Schwegel deftly weaves these three subplots together. Her vivid characterizations of a family in crisis elevate the story beyond the crime thriller and into the realm of the literary novel.
I am not a big fan of noir or hard-boiled mysteries, although I will pick one up from time to time on someone’s recommendation.
I found James Crumley that way. Someone told me that reading his books was like reading Steinbeck. I tried them and I was smitten.
So, the best possible recommendation you can make for books that tend to be a bit on the dark side is to promise me that it will read like Crumley.
A recent review for Craig Macdonald’s
Head Games did just that.
Walter Satterthwait’s new crime novel Dead Horse is based on the mysterious death of Raoul Whitfield’s second wife Emily.
Although it was ruled a suicide, the book is built around its somewhat questionable circumstances.

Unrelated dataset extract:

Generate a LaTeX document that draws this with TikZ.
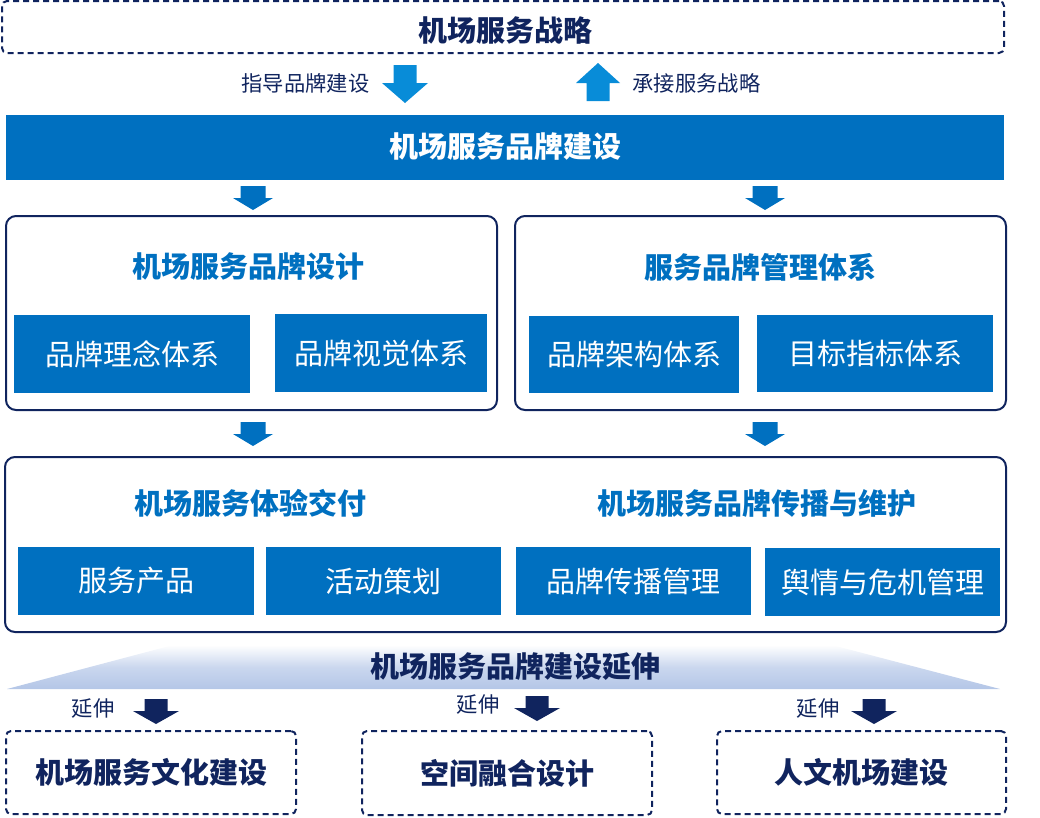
\documentclass[tikz,border=0pt]{standalone}
\usepackage{fontspec}
\setmainfont{Noto Sans CJK SC}
\usepackage{xcolor}
\definecolor{navyblue}{RGB}{16, 36, 94}
\definecolor{brandblue}{RGB}{0, 112, 192}
\definecolor{skyblue}{RGB}{8, 140, 216}
\definecolor{paleblue}{RGB}{180, 198, 231}
\usetikzlibrary{positioning}
\tikzset{
  pics/barrow/.style n args={4}{code={
    \fill (-#1,0) -- (#1,0) -- (#1,#3-#4) -- (#2,#3-#4) -- (0,#3)
      -- (-#2,#3-#4) -- (-#1,#3-#4) -- cycle;}}
}

\begin{document}
\begin{tikzpicture}[x=1pt, y=-1pt,
    dashbox/.style={draw=navyblue, line width=2pt, dash pattern=on 6pt off 4pt, rounded corners=5pt,
      inner sep=0pt, text=navyblue, font=\bfseries\fontsize{29}{33}\selectfont},
    panel/.style={draw=navyblue, line width=2pt, rounded corners=10pt, inner sep=0pt},
    subbox/.style={fill=brandblue, inner sep=0pt, text=white, font=\fontsize{29}{33}\selectfont},
    paneltitle/.style={text=brandblue, font=\bfseries\fontsize{29}{33}\selectfont},
    note/.style={text=navyblue, font=\fontsize{21.3}{25}\selectfont}]
    \useasboundingbox (0,0) rectangle (1040,817);
    \node[dashbox, minimum width=1002pt, minimum height=52pt] (strategy) at (503,27) {};
    \node[text=navyblue, font=\bfseries\fontsize{29}{33}\selectfont] (strategytitle) at (505,30) {机场服务战略};
    \pic[fill=skyblue] at (405,65) {barrow={11.5}{23}{38}{20}};
    \pic[fill=skyblue, rotate=180] at (598,101) {barrow={11.5}{22}{38}{20}};
    \node[note, anchor=east] (guide) at (373,83) {指导品牌建设};
    \node[note, anchor=west] (accept) at (629,83) {承接服务战略};
    \node[fill=brandblue, inner sep=0pt, minimum width=998pt, minimum height=65pt, text=white,
      font=\bfseries\fontsize{29}{33}\selectfont] (brand) at (505,147) {机场服务品牌建设};
    \pic[fill=brandblue] at (253,186) {barrow={12.5}{20}{24}{12}};
    \pic[fill=brandblue] at (765,186) {barrow={12.5}{20}{24}{12}};
    \node[panel, minimum width=491pt, minimum height=194pt] (design) at (251.5,313) {};
    \node[panel, minimum width=491pt, minimum height=194pt] (manage) at (760.5,313) {};
    \node[paneltitle] (designtitle) at (248,267) {机场服务品牌设计};
    \node[paneltitle] (managetitle) at (760,267) {服务品牌管理体系};
    \node[subbox, minimum width=236pt, minimum height=78pt] (idea) at (132,354) {品牌理念体系};
    \node[subbox, minimum width=212pt, minimum height=78pt] (visual) at (381,353) {品牌视觉体系};
    \node[subbox, minimum width=210pt, minimum height=77pt] (arch) at (634,354.5) {品牌架构体系};
    \node[subbox, minimum width=236pt, minimum height=77pt] (target) at (875,353.5) {目标指标体系};
    \pic[fill=brandblue] at (253,422) {barrow={12.5}{20}{24}{12}};
    \pic[fill=brandblue] at (765,422) {barrow={12.5}{20}{24}{12}};
    \node[panel, minimum width=1001pt, minimum height=175pt] (deliver) at (505.5,544.5) {};
    \node[paneltitle] (delivertitle) at (250,503) {机场服务体验交付};
    \node[paneltitle] (spreadtitle) at (757,503) {机场服务品牌传播与维护};
    \node[subbox, minimum width=236pt, minimum height=68pt] (product) at (136,581) {服务产品};
    \node[subbox, minimum width=235pt, minimum height=68pt] (event) at (383.5,581) {活动策划};
    \node[subbox, minimum width=235pt, minimum height=68pt] (spread) at (633.5,581) {品牌传播管理};
    \node[subbox, minimum width=235pt, minimum height=68pt] (crisis) at (882.5,582) {舆情与危机管理};
    \shade[top color=white, bottom color=paleblue, middle color=paleblue!70] (173,645) -- (832,645) -- (1000,689) -- (7,689) -- cycle;
    \node[text=navyblue, font=\bfseries\fontsize{29}{33}\selectfont] (extend) at (515,667) {机场服务品牌建设延伸};
    \node[note, anchor=east] (extendA) at (118,709) {延伸};
    \node[note, anchor=east] (extendB) at (503,705) {延伸};
    \node[note, anchor=east] (extendC) at (843,709) {延伸};
    \pic[fill=navyblue] at (156,699) {barrow={11.5}{23}{25}{13}};
    \pic[fill=navyblue] at (537,696) {barrow={11.5}{23}{25}{13}};
    \pic[fill=navyblue] at (874,699) {barrow={11.5}{23}{25}{13}};
    \node[dashbox, minimum width=290pt, minimum height=83pt] (culture) at (151,772.5) {机场服务文化建设};
    \node[dashbox, minimum width=290pt, minimum height=84pt] (space) at (507,773) {空间融合设计};
    \node[dashbox, minimum width=289pt, minimum height=83pt] (human) at (861.5,772.5) {人文机场建设};
\end{tikzpicture}
\end{document}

Hard-boiled pulp writer Whitfield was the highest paid mystery writer in America in the 1920s and is believed to be Dashiell Hammett’s model for Nick Charles.
John March is back in his third gritty mystery, Red Cat.
From World War II through the 1960s, paperback hard-boiled crime novels were one of the best-selling book publishing genres.
They were written by well-known authors such as Erle Stanley Gardner and Mickey Spillane as well as by promising young writers including Lawrence Block, Elmore Leonard, and Donald Westlake.
This literary form has been resurrected by the Hard Case Crime series, which includes lost masterpieces as well as new novels by today's hot new writers, all complete with stunning original cover art in the grand pulp style.
In a starred Publishers Weekly review James Church’s A Corpse in the Koryo is heralded as “an impressive debut that calls to mind such mystery thrillers as Martin Cruz Smith's Gorky Park.”
Against the backdrop of totalitarian North Korea, Police Inspector O is called in when the government becomes desperate to hunt down and eliminate anyone who knows too much about a series of decades-old kidnappings and murders.